Не могу не уделить внимание собственно музыке. Звукорежиссер раскрасил спектакль безумной пестротой своего вкуса. В моей голове просто не укладывается, зачем перемежевывать явно старый рок с исковерканной нарезкой the Muse, почему под и без того ужасно пафосную и абсолютно неестественную фразу "это играет один из корифеев блюза" нельзя пустить если не действительно узнаваемого блюзмена, то хотя бы действительно блюз. И на конец как можно было выпустить песню о сне Дона, где исполнение в сочетании с музыкой и довольно серьезным текстом напоминало какой-то психоделический КВН: герой мог не уметь петь, мог уметь или не уметь играть, скажем, на гитаре, но выставлять его идиотом - это слишком, это подстава для актера. Последние замечания могли бы показаться придиркой, если бы не одно "но": мешать в одну кучу и путать такие вещи на сцене - это все равно, что путать Пушкина с Достоевским, что непростительно даже для иностранцев, причем такое неуважение намного более непростительно, чем само незнание чужой культуры.
Свет в традиционно психоделический манере описанию и критике не поддается. Одежда героев кричит о том, о чем нам приятнее было бы догадаться самим ("Я слепой Донни, я понятия не имею о том, как выглядит то, что на мне одето"; "Я мама Донни и мне плевать, что я выгляжу как долбанутая в костюме волшебницы, который я так и не сниму"; "Я, Джил, днем капризный подросток - вечером клею мужиков в театре"). Когда в очередной раз буйный зеленый перемежается угарным пурпурным, задумываешься: а нужны ли нам такие яркие краски, когда и так персонажей всего четыре и у них бездна времени, чтобы раскрыться? Не делает ли это наши образы менее утонченными, двумерными? Не достаточно ли созрел иной зритель, чтобы самостоятельно разгадать неочерченый, а описанный изнутри образ?
Вернемся к фразе, произнесенной со сцены после высокомерного жеста и кивка головой куда-то назад: «это играет один из корифеев блюза». Признаю, фраза излишне въелась в мою память, но она дает прекрасный пример для обозначения еще одной трудности, впрочем, вытекающей из уже описанного: молодежь не общается как молодежь, но обозначает такое общение. Вы в жизни вообще хоть раз слышали слово «корифей»? Нет, если пьеса о событиях 18 века, то слова вроде «шельма», «застава», были бы вполне приемлемы, но такая пьеса, как «Эти свободные бабочки» явно не место для архаизмов. К сожалению, проблема выходит за рамки этих секунд: диалоги между Джил и Донни написаны мертвым языком, неизвестным и непонятным.

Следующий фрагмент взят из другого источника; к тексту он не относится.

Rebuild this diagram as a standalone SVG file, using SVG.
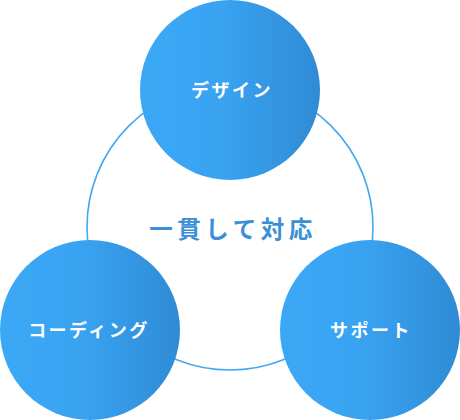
<svg xmlns="http://www.w3.org/2000/svg" width="460" height="420" viewBox="0 0 460 420">
<defs>
<linearGradient id="g" x1="0" y1="0" x2="1" y2="0">
<stop offset="0" stop-color="#3ba8f6"/>
<stop offset="0.45" stop-color="#39a3f2"/>
<stop offset="1" stop-color="#2f8bd4"/>
</linearGradient>
<style>
.node{fill:url(#g)}
.lbl{font-family:"Noto Sans CJK JP","Noto Sans",sans-serif;font-weight:bold;font-size:18px;fill:#fff;text-anchor:middle;letter-spacing:2.5px}
.ring{fill:none;stroke:#42a8f3;stroke-width:1.6}
.center{font-family:"Noto Sans CJK JP","Noto Sans",sans-serif;font-weight:bold;font-size:23.5px;fill:#3a8fd6;text-anchor:middle;letter-spacing:4.5px}
</style>
</defs>
<g id="connectors">
<circle class="ring" cx="230" cy="227" r="143"/>
</g>
<text class="center" x="233" y="238">一貫して対応</text>
<g id="node-design">
<circle class="node" cx="230" cy="90" r="90"/>
<text class="lbl" x="232" y="97">デザイン</text>
</g>
<g id="node-coding">
<circle class="node" cx="90" cy="330" r="90"/>
<text class="lbl" x="89" y="337">コーディング</text>
</g>
<g id="node-support">
<circle class="node" cx="370" cy="330" r="90"/>
<text class="lbl" x="371" y="337">サポート</text>
</g>
</svg>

Примечательными можно было назвать и многие другие аспекты, но я решил на них не останавливаться: рассматривая композицию и динамику пьесы, сыгранность актеров и цельность образов (здесь, кстати, особенно удачный объект для анализа - это неожиданно и резко, совершенно неестественно раскрывающийся образ матери), я бы разбавил message рецензии, либо сводя ее суть на нет, либо превращая в анатомический разбор всех элементов театрального искусства, который бы не уместился на паре страниц. Я рад, что рецензия выходит после окончания сезона - градус на проспекте Вернадского спал и в новом году мы можем надеяться на реинкарнацию театра на Юго-Западе.
Да, современная пьеса про любовь была наполнена любовью молодыми артистами умело и горячо, поэтому спектакль очень трудно забыть и впечатление от него держалось довольно долго, за что я искренне благодарен, в первую очередь именно актерам. Но разве может молодость быть главным козырем спектакля? Что дальше? Мы перенесем искусство в новый век и будем на сцене воспроизводить миры и цивилизации, архитипические и новые сюжеты и парадоксальность человеческих судеб, тонкий юмор и легкость бытия? Или же осуществим перевод пьесы на эклектичный язык тех "кому за", отделываясь формальным обозначением происходящего? Не уподобляемся ли мы актерам из «Сна в летнюю ночь»? Чего нам не хватает? Профессионализма? Перфекционизма? А может быть свежести ощущения, что театр - это не работа, а искусство? Желания показывать, а не изображать? Я думаю, это вопрос качества, а, значит, выживания. К тому же, кто хочет работать на аудиторию, которая не чувствительна ни к победам, ни к поражениям?